By all accounts, June 15, 2018, should’ve been a triumphant day for the Glasgow School of Art. It was graduation day, and the campus was alive with the pomp and circumstance surrounding the degree-conferring ceremonies. The school was also coming off the high of celebrating the 150th anniversary of the birth of hometown legend Charles Rennie Mackintosh; few local institutions could claim a more intimate link with the beloved art nouveau architect, who was not only an alumnus of the school, but also the designer of its most famous building. But around 11:15 p.m., an inferno broke out—bigger and more devastating than the fire that blazed through its historic Mackintosh building in 2014—erasing all traces of the nearly complete $46 million restoration work undertaken after the previous fire and destroying parts of the school that had previously been left untouched.
Three months later, the school often described as Mackintosh’s “masterwork” bears little resemblance to its former glory. The Japanese-influenced timber framework of the school’s Mackintosh Library, the bright, albeit garish, color schemes on view throughout the building and the clusters of electric lights that were so revolutionary at the time of construction are gone, leaving behind only a hollowed out, skeletal shell. Still, BBC News reports that the school will stand again: As board chairwoman Muriel Gray explains, the Mackintosh building will be rebuilt to nearly the exact specifications laid out by the art nouveau architect in the early 20th century.
"There is absolutely no way it wouldn't be a working art school,” Gray says. “It's non-negotiable.”
In an interview with the Herald’s Phil Miller, Gray estimated the rebuilding process could take between four to seven years. Speaking with the BBC, Gray further clarified that it could be up to 10 years before students are able to use the building again.
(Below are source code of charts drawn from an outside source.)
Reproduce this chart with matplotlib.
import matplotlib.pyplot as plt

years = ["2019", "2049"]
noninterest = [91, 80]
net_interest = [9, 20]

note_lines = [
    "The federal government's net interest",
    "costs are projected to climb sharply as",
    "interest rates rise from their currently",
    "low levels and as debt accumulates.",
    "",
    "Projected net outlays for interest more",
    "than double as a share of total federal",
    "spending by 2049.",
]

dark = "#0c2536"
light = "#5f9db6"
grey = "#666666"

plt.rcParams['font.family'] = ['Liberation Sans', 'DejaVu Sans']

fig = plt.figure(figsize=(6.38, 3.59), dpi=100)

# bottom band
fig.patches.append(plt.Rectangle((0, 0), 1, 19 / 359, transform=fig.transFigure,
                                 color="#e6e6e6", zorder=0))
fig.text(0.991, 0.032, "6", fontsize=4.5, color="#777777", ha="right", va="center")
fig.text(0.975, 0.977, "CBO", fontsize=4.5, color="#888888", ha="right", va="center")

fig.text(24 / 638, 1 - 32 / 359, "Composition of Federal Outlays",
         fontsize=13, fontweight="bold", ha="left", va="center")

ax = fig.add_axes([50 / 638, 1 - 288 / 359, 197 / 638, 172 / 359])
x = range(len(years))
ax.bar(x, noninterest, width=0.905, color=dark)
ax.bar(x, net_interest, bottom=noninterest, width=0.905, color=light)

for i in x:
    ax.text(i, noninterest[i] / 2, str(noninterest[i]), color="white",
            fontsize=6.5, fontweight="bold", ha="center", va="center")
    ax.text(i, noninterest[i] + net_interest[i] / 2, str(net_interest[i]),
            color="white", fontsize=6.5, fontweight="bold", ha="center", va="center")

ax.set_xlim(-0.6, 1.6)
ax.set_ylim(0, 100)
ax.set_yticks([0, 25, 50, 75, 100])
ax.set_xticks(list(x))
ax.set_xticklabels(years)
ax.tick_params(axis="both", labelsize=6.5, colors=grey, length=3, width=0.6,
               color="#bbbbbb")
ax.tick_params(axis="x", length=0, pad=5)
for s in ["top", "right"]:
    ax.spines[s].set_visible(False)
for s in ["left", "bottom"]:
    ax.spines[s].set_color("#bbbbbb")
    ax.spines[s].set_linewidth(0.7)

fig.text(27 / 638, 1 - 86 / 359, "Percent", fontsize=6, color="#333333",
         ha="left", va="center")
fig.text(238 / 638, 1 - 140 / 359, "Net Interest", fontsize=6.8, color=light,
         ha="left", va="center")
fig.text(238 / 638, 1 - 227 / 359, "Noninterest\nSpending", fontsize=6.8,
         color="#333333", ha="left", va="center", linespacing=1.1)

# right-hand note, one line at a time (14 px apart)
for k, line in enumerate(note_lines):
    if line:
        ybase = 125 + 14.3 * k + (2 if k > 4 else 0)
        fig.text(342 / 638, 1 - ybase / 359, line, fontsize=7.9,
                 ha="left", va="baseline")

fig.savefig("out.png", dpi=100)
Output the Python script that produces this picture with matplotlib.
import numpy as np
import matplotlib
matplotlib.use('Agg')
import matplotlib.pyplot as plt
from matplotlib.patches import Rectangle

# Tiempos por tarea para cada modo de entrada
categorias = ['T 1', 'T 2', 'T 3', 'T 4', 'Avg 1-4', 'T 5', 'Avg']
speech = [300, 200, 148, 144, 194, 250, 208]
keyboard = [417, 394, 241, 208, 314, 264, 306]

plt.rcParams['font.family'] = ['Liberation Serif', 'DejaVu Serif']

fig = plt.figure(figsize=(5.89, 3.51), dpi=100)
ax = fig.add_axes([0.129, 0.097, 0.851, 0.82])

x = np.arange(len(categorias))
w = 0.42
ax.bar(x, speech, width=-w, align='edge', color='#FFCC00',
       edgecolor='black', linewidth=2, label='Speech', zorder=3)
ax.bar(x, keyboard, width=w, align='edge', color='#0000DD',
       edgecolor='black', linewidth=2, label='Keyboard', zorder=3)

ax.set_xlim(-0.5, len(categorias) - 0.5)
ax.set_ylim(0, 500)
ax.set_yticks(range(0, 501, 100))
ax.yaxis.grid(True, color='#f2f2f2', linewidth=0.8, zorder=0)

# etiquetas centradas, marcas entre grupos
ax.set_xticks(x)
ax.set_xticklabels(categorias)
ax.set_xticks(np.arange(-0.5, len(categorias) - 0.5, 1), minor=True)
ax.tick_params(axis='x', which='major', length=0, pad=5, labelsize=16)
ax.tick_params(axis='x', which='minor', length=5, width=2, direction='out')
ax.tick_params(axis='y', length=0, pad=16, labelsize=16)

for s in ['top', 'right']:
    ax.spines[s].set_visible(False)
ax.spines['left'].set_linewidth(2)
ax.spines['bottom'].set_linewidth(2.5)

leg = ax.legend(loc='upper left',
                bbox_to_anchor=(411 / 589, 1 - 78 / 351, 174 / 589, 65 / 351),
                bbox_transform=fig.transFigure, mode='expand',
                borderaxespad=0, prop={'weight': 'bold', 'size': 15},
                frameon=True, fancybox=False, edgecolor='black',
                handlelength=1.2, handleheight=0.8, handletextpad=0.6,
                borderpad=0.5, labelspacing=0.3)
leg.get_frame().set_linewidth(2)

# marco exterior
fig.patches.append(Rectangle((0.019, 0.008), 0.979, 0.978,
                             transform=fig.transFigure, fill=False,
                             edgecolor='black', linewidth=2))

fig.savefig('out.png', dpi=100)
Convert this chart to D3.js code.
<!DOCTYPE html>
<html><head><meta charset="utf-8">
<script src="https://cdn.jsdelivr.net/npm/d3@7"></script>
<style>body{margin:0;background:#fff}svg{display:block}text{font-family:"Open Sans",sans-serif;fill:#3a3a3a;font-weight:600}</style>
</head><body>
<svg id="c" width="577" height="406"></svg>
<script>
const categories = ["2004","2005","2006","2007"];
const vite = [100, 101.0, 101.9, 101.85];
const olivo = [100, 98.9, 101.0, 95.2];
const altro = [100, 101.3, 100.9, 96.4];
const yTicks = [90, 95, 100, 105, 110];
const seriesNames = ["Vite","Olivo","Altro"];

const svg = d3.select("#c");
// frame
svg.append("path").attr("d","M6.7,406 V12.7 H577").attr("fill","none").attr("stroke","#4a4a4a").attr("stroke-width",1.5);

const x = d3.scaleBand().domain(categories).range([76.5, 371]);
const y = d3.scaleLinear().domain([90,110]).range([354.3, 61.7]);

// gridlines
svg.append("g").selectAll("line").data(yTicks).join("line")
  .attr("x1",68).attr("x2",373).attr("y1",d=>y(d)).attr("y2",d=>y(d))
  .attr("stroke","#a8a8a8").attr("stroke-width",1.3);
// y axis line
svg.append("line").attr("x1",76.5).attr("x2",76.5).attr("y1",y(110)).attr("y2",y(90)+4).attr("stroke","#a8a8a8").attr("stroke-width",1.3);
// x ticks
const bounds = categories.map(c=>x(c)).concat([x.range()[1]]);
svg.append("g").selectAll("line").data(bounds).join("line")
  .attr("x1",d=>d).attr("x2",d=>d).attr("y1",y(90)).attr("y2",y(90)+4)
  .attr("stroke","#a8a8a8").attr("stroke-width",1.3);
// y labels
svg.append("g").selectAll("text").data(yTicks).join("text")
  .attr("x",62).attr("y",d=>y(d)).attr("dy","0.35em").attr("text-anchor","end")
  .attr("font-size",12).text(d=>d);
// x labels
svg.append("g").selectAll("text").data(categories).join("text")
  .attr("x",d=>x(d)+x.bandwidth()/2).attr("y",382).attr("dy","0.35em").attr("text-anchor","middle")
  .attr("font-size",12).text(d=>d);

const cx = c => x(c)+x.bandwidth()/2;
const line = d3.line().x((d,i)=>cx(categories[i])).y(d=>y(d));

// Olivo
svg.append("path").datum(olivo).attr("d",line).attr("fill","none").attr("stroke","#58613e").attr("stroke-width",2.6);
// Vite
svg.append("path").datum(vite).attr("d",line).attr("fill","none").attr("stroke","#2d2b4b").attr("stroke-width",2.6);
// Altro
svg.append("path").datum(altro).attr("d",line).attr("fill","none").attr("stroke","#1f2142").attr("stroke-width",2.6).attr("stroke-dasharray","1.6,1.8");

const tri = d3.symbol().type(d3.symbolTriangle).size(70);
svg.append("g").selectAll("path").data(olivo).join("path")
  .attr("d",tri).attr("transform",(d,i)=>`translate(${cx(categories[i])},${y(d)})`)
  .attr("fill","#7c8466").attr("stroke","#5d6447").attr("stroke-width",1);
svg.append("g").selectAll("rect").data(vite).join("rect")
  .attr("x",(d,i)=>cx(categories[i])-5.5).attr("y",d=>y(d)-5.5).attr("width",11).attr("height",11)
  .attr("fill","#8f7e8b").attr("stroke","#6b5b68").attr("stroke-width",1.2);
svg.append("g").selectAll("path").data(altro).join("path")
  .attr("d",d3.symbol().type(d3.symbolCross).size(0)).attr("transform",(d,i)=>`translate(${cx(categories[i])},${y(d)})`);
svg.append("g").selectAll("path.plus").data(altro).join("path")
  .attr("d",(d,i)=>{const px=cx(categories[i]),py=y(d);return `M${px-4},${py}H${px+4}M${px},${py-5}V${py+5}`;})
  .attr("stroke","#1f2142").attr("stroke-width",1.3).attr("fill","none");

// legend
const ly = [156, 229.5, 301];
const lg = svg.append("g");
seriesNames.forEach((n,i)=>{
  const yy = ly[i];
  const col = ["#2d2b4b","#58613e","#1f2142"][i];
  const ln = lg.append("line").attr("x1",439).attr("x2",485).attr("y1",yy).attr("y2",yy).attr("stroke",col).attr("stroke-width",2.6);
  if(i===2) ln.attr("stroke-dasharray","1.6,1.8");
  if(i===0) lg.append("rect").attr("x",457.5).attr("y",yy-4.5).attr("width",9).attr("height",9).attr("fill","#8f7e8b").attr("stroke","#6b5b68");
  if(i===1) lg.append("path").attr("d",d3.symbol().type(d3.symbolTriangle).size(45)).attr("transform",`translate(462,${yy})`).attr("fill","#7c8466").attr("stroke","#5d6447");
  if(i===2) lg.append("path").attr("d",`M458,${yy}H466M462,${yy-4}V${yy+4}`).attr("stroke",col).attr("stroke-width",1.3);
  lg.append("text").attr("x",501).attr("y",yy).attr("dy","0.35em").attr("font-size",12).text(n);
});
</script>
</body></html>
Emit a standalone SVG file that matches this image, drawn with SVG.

According to Miller, officials still have access to Mackintosh’s original blueprints, as well as a digital model created during the most recent phase of restoration. Gray says that given the level of “forensic detail we have on the building, we could practically 3D print it. … It will be beautiful. It will be as Mackintosh designed it, to the millimeter.”
The school hopes to fund reconstruction through insurance and private donations rather than taxpayers’ money.
During the immediate aftermath of the June blaze, it was unclear whether the burned structure would be razed in favor of an entirely new building or rebuilt in accordance with Mackintosh’s original plans. A week after the fire, three Turner Prize winners and nominees, all of whom attended the school, responded to a Frieze survey by expressing their hopes that the building would be resurrected rather than replaced.
“There is a strange vanity to the idea that this moment could be an opportunity for new architecture,” Martin Boyce, winner of the 2011 prize, noted. “... We have an architect and a building and it’s one of the greatest. It is crystal clear to me that the building must be rebuilt.”
Others spoke out against rebuilding.
“Mackintosh would have absolutely deplored the idea that someone was going to make a facsimile,” design critic and author Stephen Bayley tells the Sunday Post. “You could take his original idea, his plans, and develop it, but we should make something that exemplifies the spirit of Glasgow in 2018, not the spirit of Glasgow in 1909.”
The fire’s cause is still unknown, but BBC News reports that a “fire suppression system” was scheduled to be installed in the school just weeks after the blaze broke out. Still, School of Art director Tom Inns tells STV News that “repeated warnings were not ignored,” as the building’s heritage status prevented it from being equipped with traditional sprinkler systems.
Authorities are still awaiting permission to fully examine the school’s structurally unsound ruins, and Miller notes that a full investigation cannot begin until it’s deemed safe to enter the building. Residents and local business owners from the neighborhood directly surrounding the school have also been prevented from fully returning to their properties, leaving the local economy and art scene’s fate hanging in the balance.
Mackintosh was in his late 20s when he designed the art school. Writing for the Guardian, Rowan Moore expounds on what made Mackintosh’s vision just so singular. “[He] broke and remade customs of symmetry and composition,” Moore writes. More than that, he adds, "[t]here was sheer joy in the naturally inspired motifs; playfulness in taking lines for a walk, and in having fun with the slopes around the edge of the site.”